Jusqu'à présent, les ressources financières de l'état étaient attribuées, ministère par ministère. Chaque ministère distribuait ensuite la manne financière à ses directions générales, ses directions régionales et enfin à ses agents. Sans contre-partie, sans vérification de l'usage de l'argent public, sans contrôle. Les serviteurs de l'état — serviteurs auprès de la population au nom de la république — dépensaient, comme ils le pouvaient, les sommes allouées à leurs missions implicites.

Le 1er août 2001 a sonné le glas de cet état de fait devenu apparemment totalement inopérant. Ce jour là, la Loi Organique relative aux Lois de Finances (LOLF) a été promulguée par MM. Chirac et Jospin, respectivement Président de la République et Premier Ministre. Elle est censée remettre les pendules à l'heure quant à gestion de l'argent public.

En bref, des missions sont définies par le gouvernement — par exemple, Mission Écologie et développement durable. Pour mener à bien ces missions, plusieurs programmes sont à suivre — par exemple, Prévention des risques et lutte contre les pollutions.
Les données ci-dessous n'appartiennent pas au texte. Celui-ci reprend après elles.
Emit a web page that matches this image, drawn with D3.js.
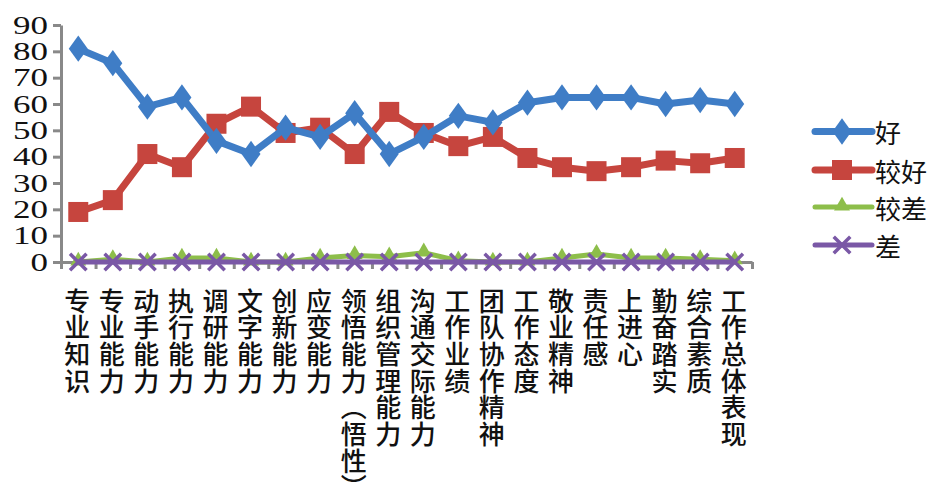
<!DOCTYPE html>
<html><head><meta charset="utf-8">
<script src="https://cdn.jsdelivr.net/npm/d3@7"></script>
<style>body{margin:0;background:#fff}svg{display:block}</style>
</head><body>
<svg id="c" width="928" height="482"></svg>
<script>
const categories = ["专业知识","专业能力","动手能力","执行能力","调研能力","文字能力","创新能力","应变能力","领悟能力（悟性）","组织管理能力","沟通交际能力","工作业绩","团队协作精神","工作态度","敬业精神","责任感","上进心","勤奋踏实","综合素质","工作总体表现"];
const good      = [81, 75.5, 59, 62.5, 46, 41, 51, 47.5, 56.5, 41, 47.5, 55.5, 53, 60.5, 62.5, 62.5, 62.5, 60, 61.5, 60];
const fairGood  = [19, 23.5, 41, 36, 52.5, 59, 49, 51, 41, 57, 49, 44, 47.5, 39.5, 36, 34.5, 36, 38.5, 37.5, 39.5];
const fairPoor  = [0, 1, 0, 1.5, 1.5, 0, 0, 1.5, 2.5, 2, 3.5, 0.5, 0, 0, 1.5, 3, 1.5, 1.5, 1, 0.5];
const poor      = [0, 0, 0, 0, 0, 0, 0, 0, 0, 0, 0, 0, 0, 0, 0, 0, 0, 0, 0, 0];
const seriesNames = ["好","较好","较差","差"];
const yTicks = [0,10,20,30,40,50,60,70,80,90];

const svg = d3.select("#c");
const L = 61, R = 752, T = 25, B = 262;
const x = d3.scaleBand().domain(categories).range([L, R]);
const xi = d3.scaleLinear().domain([0, categories.length]).range([L, R]);
const y = d3.scaleLinear().domain([0, 90]).range([B, T]);
const cx = d => x(d) + x.bandwidth()/2;

const colors = ["#3F7DC6","#C6453E","#8DBE4A","#7A58A6"];
const series = [good, fairGood, fairPoor, poor];

// Y axis
const ya = svg.append("g").attr("transform",`translate(${L},0)`)
  .call(d3.axisLeft(y).tickValues(yTicks).tickSize(8).tickSizeOuter(0).tickPadding(4));
ya.select(".domain").attr("stroke","#898989").attr("stroke-width",3);
ya.selectAll(".tick line").attr("stroke","#898989").attr("stroke-width",3);
ya.selectAll(".tick text").attr("font-family","'Liberation Serif', serif").attr("font-size",25)
  .attr("fill","#111").attr("x",0).attr("dy","0.33em")
  .attr("transform","translate(-13,0) scale(1.4,1)");

// X axis with boundary ticks
const xa = svg.append("g").attr("transform",`translate(0,${B})`)
  .call(d3.axisBottom(xi).ticks(categories.length).tickSize(7).tickSizeOuter(0).tickFormat(""));
xa.select(".domain").attr("stroke","#898989").attr("stroke-width",3);
xa.selectAll(".tick line").attr("stroke","#898989").attr("stroke-width",3);

// vertical category labels (one glyph per line, stacked)
const vmap = {"（":"︵","）":"︶"};
const lab = svg.append("g");
categories.forEach(c => {
  Array.from(c).forEach((ch, i) => {
    lab.append("text").attr("x", cx(c) - 1).attr("y", 299 + i*26.7)
      .attr("text-anchor","middle").attr("dominant-baseline","central")
      .attr("font-family","'Noto Sans CJK SC', sans-serif").attr("font-size",26).attr("font-weight",500)
      .attr("fill","#111").text(vmap[ch] || ch);
  });
});

const line = d3.line().x((d,i) => cx(categories[i])).y(d => y(d));
const widths = [7, 7, 5, 5];

function marker(g, k, px, py, col) {
  if (k === 0) {
    g.append("path").attr("d", d3.symbol(d3.symbolDiamond, 200)()).attr("transform",`translate(${px},${py}) scale(1.25,1)`).attr("fill",col);
  } else if (k === 1) {
    g.append("rect").attr("x",px-10).attr("y",py-10).attr("width",20).attr("height",20).attr("fill",col);
  } else if (k === 2) {
    g.append("path").attr("d", d3.symbol(d3.symbolTriangle, 110)()).attr("transform",`translate(${px},${py-1})`).attr("fill",col);
  } else {
    g.append("path").attr("d", d3.symbol(d3.symbolX, 180)()).attr("transform",`translate(${px},${py})`).attr("stroke",col).attr("stroke-width",3.5).attr("fill","none");
  }
}

[2,3,1,0].forEach(k => {
  const g = svg.append("g");
  g.append("path").datum(series[k]).attr("d", line).attr("fill","none")
    .attr("stroke", colors[k]).attr("stroke-width", widths[k]).attr("stroke-linejoin","round");
  series[k].forEach((v,i) => marker(g, k, cx(categories[i]), y(v), colors[k]));
});

// legend
const lg = svg.append("g");
const ly = [131.5, 170, 207, 245];
seriesNames.forEach((n,k) => {
  lg.append("line").attr("x1",815).attr("x2",872).attr("y1",ly[k]).attr("y2",ly[k])
    .attr("stroke",colors[k]).attr("stroke-width",widths[k]).attr("stroke-linecap","round");
  marker(lg, k, 842, ly[k], colors[k]);
  lg.append("text").attr("x",875).attr("y",ly[k]).attr("dominant-baseline","central")
    .attr("font-family","'Noto Sans CJK SC', sans-serif").attr("font-size",26).attr("fill","#111").text(n);
});
</script>
</body></html>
Plusieurs actions sont définies pour réaliser les objectifs assignés à ces programmes — par exemple, Limiter les risques et les pollutions d'origine industrielle et agricole. Enfin, pour savoir si les objectifs ont été atteints, plusieurs indicateurs sont utilisés — par exemple, Nombre de sanctions administratives sur nombre de mises en demeure prononcées. Finalement, rien de bien neuf par rapport à la gestion d'une entreprise privée : ce qui est nouveau, c'est l’application de ce type de management par la performance au service public.

Si l'indicateur montre que l'objectif est atteint, des primes — individuelles ou collectives — à la performance seront distribuées. C'est bien : la carotte du fonctionnaire n'est plus la satisfaction du public qu'il sert, mais l'argent. Si l'objectif est atteint, on ne sait si le budget alloué à la mission l'année suivante sera augmenté ou diminué. Si l'indicateur montre que l'objectif n'est pas atteint, les primes ne seront pas distribuées, le budget ne sera probablement pas augmenté l'année suivant et l'agent de l'état sera sanctionné. Comment ? On ne sait pas. Mais on peut imaginer qu'il sera affecté à une autre mission (polyvalence et mobilité), mission pour laquelle il n'a certainement pas les compétences. À terme, on peut envisager une réforme totale du statut d'agent public qui le rendrait aussi éjectable qu'un salarié du secteur privé.

Nous nous retrouvons donc apparemment face a un oxymore : un système basé sur la performance et la productivité (la rentabilité ?) d'un côté mais encadré par un programme (un plan ?) d'un autre côté. Un genre de soviétisme capitaliste ou de capitalisme soviétique.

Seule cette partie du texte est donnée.